1. The public-key is a product of two primes \(N = pq\), along with some value \(e\) (typically hard-coded to either 3, or the better choice [²] of \(2^{16} + 1 = 65537\)).
2. The secret-key is the pair \((p, q)\), along with an algorithm to compute “\(e\)th roots \(\bmod N\)”, namely the map \(c\mapsto c^{1/e}\bmod N\).
3. Encryption maps \(m\mapsto m^e\bmod N\), and
4. Decryption maps \(c\mapsto c^{1/e}\bmod N\).

It is straightforward to see that this scheme is correct. This is because

In words, encryption raises things to the \(e\)th power, and decryption takes \(e\)th roots. Provided these notions are defined sensibly, they are inverses, and everything works out.

One then shows a variety of things, such as

• if you know \((p,q)\), you can efficiently take \(e\)th roots, and
• if you don’t know \((p,q)\), the “obvious” way to take \(e\)th roots is factoring \(N\) first [³].

The above is (roughly) a simple presentation of the RSA cryptosystem in a “textbook” form. Standard presentations describe in detail how you actually take \(e\)th roots given the factorization \((p, q)\), but this won’t be needed in my series.

Merits of Textbook RSA

Clearly, the above scheme is very simple to describe. Mathematically, both encryption and decryption are barely a line each. Key generation is similarly (conceptually) simple. Moreover, the underlying hard problem can be presented as being “Factoring”. This isn’t really true, but it’s somewhat close to the truth, and this problem is (conceptually) simple to understand.

Issues with Textbook RSA

There are two broad issues I’d like to highlight, namely implementation complexity and security.

Implementation Complexity

One issue with the above (simple) description of RSA is that it hides a good deal of complexity. Standard implementations of RSA require the following algorithms be implemented

1. the extended GCD algorithm, and
2. primality testing.

Neither of these are that bad to do (having beginning programmers do them can be a good exercise).

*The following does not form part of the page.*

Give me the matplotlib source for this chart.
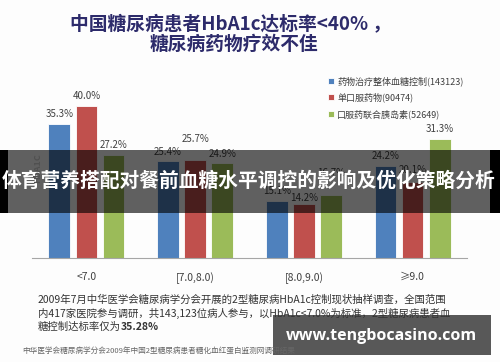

For example, the following code snippet is a perfectly reasonable approach at implementing primality testing, as well as a simple rejection sampling algorithm to sample random (large) primes.

import random

def isprime(n):
    if n % 2 == 0:
        return False
    else:
        i = 3
        while i**2 < n:
            if n % i == 0:
                return False
            i += 2
        return True

def sampleprime(n):
    while True:
        p = random.randint(1, 2**n)
        if isprime(p):
            return p

This leverages that Python’s standard library contains native support for big (2048-bit) integer arithmetic, so we can ignore implementing all of that. Yay!

The issue with this naive approach is that it is utterly infeasible. As mentioned, RSA requires 2048-bit integers, or 1024-bit primes. To verify that a number is prime, the above primality test requires (roughly) \(\sqrt{n}\) operations, or \(2^{512}\). This is to say that the above (natural) primality testing algorithm that many students happily write down is secretely an exponential-time algorithm, and therefore cannot be used for any actual instantiation of RSA.

Therefore, to actually implement RSA you need to discuss fast primality testing algorithms (for example Miller-Rabin). This brings a great deal of complexity into the story (and we even got to skip the big integer implementation!).

This is all to say that while RSA is conceptually simple, actually running RSA for parameters that are thought to be secure requires a great deal of complexity.

Security

The second issue is that RSA (as presented above) is not secure. Cryptography has a minimal acceptable notion of security known as Indistinguishability under Chosen-Plaintext Attack. Among other things, this implies that you cannot tell if two ciphertexts are encryptions of the same message. But for the above “textbook RSA”, if you encrypt the same message twice, you get back the same ciphertext (encryption is deterministic). This is typically fixed by introducing a padding scheme, but these are both complex, and easy to get wrong (there have been many attacks in practice on improper RSA padding).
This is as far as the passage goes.